* [Aim of the exercise]: Output exactly the span of lines that begins at the line containing "Write a Python" and ends at the line containing "ax2.patch.set_visible(False)", both lines included.

* [Recorded information]:
========================================================================
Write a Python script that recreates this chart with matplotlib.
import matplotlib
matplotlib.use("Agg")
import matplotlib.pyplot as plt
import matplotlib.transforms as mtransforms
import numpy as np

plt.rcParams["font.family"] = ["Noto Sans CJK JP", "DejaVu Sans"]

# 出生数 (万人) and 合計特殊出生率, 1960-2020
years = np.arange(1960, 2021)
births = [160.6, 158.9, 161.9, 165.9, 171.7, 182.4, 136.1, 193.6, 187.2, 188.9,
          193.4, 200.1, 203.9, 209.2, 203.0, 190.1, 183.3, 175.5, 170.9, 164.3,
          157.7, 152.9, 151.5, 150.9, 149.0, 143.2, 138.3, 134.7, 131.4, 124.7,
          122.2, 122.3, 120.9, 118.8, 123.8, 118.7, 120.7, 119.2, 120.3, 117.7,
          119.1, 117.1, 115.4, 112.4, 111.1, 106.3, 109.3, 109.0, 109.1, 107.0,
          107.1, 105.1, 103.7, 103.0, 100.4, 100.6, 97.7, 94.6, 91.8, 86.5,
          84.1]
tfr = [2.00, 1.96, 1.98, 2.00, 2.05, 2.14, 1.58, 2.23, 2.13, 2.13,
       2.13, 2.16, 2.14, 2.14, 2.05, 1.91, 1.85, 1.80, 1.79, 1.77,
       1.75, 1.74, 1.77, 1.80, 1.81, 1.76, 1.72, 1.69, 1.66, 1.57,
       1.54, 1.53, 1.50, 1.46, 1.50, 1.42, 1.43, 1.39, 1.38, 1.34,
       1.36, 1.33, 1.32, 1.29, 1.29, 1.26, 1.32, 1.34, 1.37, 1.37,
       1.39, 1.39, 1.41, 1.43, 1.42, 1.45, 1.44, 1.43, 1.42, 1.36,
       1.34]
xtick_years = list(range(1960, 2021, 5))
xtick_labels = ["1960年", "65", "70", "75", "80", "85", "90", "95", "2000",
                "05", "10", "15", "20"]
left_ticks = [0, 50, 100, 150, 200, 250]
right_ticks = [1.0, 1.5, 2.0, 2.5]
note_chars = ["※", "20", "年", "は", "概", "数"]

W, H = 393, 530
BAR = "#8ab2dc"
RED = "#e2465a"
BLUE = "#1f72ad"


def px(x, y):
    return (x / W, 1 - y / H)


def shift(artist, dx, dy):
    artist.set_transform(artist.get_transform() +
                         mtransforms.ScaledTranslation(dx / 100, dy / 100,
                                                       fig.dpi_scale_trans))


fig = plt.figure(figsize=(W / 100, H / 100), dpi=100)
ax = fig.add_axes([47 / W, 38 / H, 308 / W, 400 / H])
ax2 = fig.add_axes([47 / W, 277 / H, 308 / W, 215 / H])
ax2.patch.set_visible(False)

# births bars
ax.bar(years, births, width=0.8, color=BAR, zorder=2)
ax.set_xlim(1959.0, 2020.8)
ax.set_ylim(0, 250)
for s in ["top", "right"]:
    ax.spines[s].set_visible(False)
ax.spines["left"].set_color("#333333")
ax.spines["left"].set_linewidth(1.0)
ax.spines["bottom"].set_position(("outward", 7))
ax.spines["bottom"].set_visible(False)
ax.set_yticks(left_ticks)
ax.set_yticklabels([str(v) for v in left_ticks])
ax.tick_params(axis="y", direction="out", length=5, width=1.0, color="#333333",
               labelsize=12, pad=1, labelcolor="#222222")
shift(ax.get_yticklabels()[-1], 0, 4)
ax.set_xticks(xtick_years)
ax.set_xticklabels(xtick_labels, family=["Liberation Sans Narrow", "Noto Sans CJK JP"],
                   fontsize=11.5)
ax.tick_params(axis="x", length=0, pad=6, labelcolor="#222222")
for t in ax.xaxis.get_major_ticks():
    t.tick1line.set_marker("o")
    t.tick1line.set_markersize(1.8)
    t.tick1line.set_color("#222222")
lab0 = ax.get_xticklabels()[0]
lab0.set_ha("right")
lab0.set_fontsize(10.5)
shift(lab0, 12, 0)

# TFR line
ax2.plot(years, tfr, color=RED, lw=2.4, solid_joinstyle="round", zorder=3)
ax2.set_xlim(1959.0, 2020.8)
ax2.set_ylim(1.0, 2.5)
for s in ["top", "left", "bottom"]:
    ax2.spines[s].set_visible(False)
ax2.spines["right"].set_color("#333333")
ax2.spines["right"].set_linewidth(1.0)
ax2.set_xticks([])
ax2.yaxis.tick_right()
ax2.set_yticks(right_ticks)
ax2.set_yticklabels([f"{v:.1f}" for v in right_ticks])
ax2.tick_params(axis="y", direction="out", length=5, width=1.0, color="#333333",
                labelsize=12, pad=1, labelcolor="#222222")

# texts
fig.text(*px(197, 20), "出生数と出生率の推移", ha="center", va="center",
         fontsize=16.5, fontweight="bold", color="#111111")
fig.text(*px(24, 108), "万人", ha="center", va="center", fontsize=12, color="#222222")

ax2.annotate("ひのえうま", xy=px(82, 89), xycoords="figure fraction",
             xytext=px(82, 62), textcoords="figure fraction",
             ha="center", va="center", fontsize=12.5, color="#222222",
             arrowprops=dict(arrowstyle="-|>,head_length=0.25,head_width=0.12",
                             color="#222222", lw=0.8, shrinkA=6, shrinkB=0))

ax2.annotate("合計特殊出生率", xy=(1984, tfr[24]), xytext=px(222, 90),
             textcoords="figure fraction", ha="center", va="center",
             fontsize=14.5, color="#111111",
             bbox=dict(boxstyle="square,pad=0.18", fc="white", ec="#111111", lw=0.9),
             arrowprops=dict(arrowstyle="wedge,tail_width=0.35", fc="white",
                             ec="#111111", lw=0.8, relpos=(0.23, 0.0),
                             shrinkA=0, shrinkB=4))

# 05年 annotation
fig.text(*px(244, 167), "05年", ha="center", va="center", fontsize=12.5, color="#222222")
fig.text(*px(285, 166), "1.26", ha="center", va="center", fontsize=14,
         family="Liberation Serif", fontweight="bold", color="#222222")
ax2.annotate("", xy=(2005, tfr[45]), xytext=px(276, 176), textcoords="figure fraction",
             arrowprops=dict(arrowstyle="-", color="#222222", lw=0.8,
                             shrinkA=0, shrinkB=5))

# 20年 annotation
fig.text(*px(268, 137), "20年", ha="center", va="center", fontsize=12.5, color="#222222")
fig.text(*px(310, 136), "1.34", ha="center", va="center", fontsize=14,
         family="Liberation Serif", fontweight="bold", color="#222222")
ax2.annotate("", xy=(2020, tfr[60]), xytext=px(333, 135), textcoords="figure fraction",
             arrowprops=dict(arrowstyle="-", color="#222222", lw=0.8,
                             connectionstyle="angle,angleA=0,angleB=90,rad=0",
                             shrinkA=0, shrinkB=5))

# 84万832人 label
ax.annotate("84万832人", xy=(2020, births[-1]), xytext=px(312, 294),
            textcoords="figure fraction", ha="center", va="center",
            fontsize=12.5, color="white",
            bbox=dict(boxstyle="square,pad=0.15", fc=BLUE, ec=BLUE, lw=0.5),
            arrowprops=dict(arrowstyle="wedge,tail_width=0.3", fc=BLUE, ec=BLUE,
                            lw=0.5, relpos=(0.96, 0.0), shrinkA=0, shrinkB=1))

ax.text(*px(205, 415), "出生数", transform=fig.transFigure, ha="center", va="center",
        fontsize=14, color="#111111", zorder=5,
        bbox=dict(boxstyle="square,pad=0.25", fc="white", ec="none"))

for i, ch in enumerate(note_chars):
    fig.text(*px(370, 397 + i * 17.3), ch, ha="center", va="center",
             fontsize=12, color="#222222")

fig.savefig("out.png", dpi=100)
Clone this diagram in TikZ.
========================================================================
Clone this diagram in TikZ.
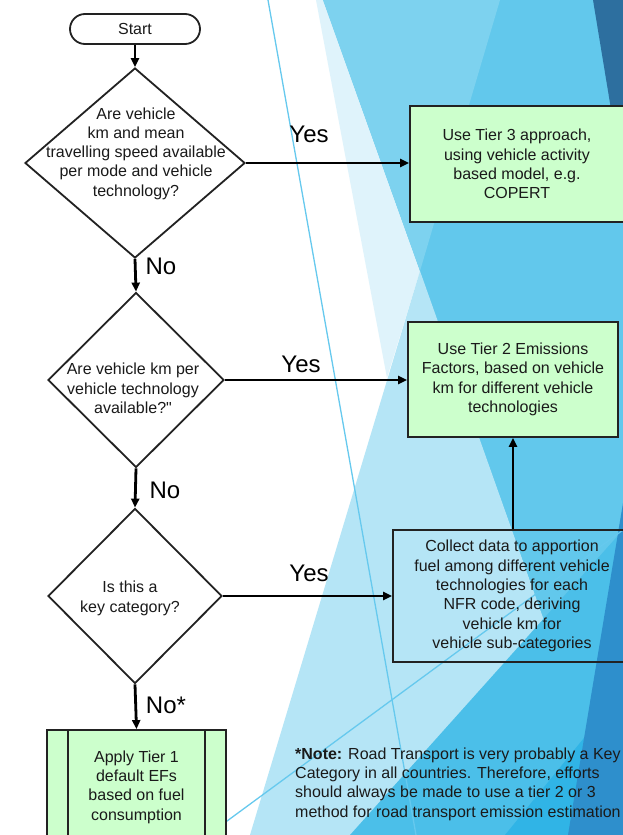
========================================================================
* [Exercise output]:
Write a Python script that recreates this chart with matplotlib.
import matplotlib
matplotlib.use("Agg")
import matplotlib.pyplot as plt
import matplotlib.transforms as mtransforms
import numpy as np

plt.rcParams["font.family"] = ["Noto Sans CJK JP", "DejaVu Sans"]

# 出生数 (万人) and 合計特殊出生率, 1960-2020
years = np.arange(1960, 2021)
births = [160.6, 158.9, 161.9, 165.9, 171.7, 182.4, 136.1, 193.6, 187.2, 188.9,
          193.4, 200.1, 203.9, 209.2, 203.0, 190.1, 183.3, 175.5, 170.9, 164.3,
          157.7, 152.9, 151.5, 150.9, 149.0, 143.2, 138.3, 134.7, 131.4, 124.7,
          122.2, 122.3, 120.9, 118.8, 123.8, 118.7, 120.7, 119.2, 120.3, 117.7,
          119.1, 117.1, 115.4, 112.4, 111.1, 106.3, 109.3, 109.0, 109.1, 107.0,
          107.1, 105.1, 103.7, 103.0, 100.4, 100.6, 97.7, 94.6, 91.8, 86.5,
          84.1]
tfr = [2.00, 1.96, 1.98, 2.00, 2.05, 2.14, 1.58, 2.23, 2.13, 2.13,
       2.13, 2.16, 2.14, 2.14, 2.05, 1.91, 1.85, 1.80, 1.79, 1.77,
       1.75, 1.74, 1.77, 1.80, 1.81, 1.76, 1.72, 1.69, 1.66, 1.57,
       1.54, 1.53, 1.50, 1.46, 1.50, 1.42, 1.43, 1.39, 1.38, 1.34,
       1.36, 1.33, 1.32, 1.29, 1.29, 1.26, 1.32, 1.34, 1.37, 1.37,
       1.39, 1.39, 1.41, 1.43, 1.42, 1.45, 1.44, 1.43, 1.42, 1.36,
       1.34]
xtick_years = list(range(1960, 2021, 5))
xtick_labels = ["1960年", "65", "70", "75", "80", "85", "90", "95", "2000",
                "05", "10", "15", "20"]
left_ticks = [0, 50, 100, 150, 200, 250]
right_ticks = [1.0, 1.5, 2.0, 2.5]
note_chars = ["※", "20", "年", "は", "概", "数"]

W, H = 393, 530
BAR = "#8ab2dc"
RED = "#e2465a"
BLUE = "#1f72ad"


def px(x, y):
    return (x / W, 1 - y / H)


def shift(artist, dx, dy):
    artist.set_transform(artist.get_transform() +
                         mtransforms.ScaledTranslation(dx / 100, dy / 100,
                                                       fig.dpi_scale_trans))


fig = plt.figure(figsize=(W / 100, H / 100), dpi=100)
ax = fig.add_axes([47 / W, 38 / H, 308 / W, 400 / H])
ax2 = fig.add_axes([47 / W, 277 / H, 308 / W, 215 / H])
ax2.patch.set_visible(False)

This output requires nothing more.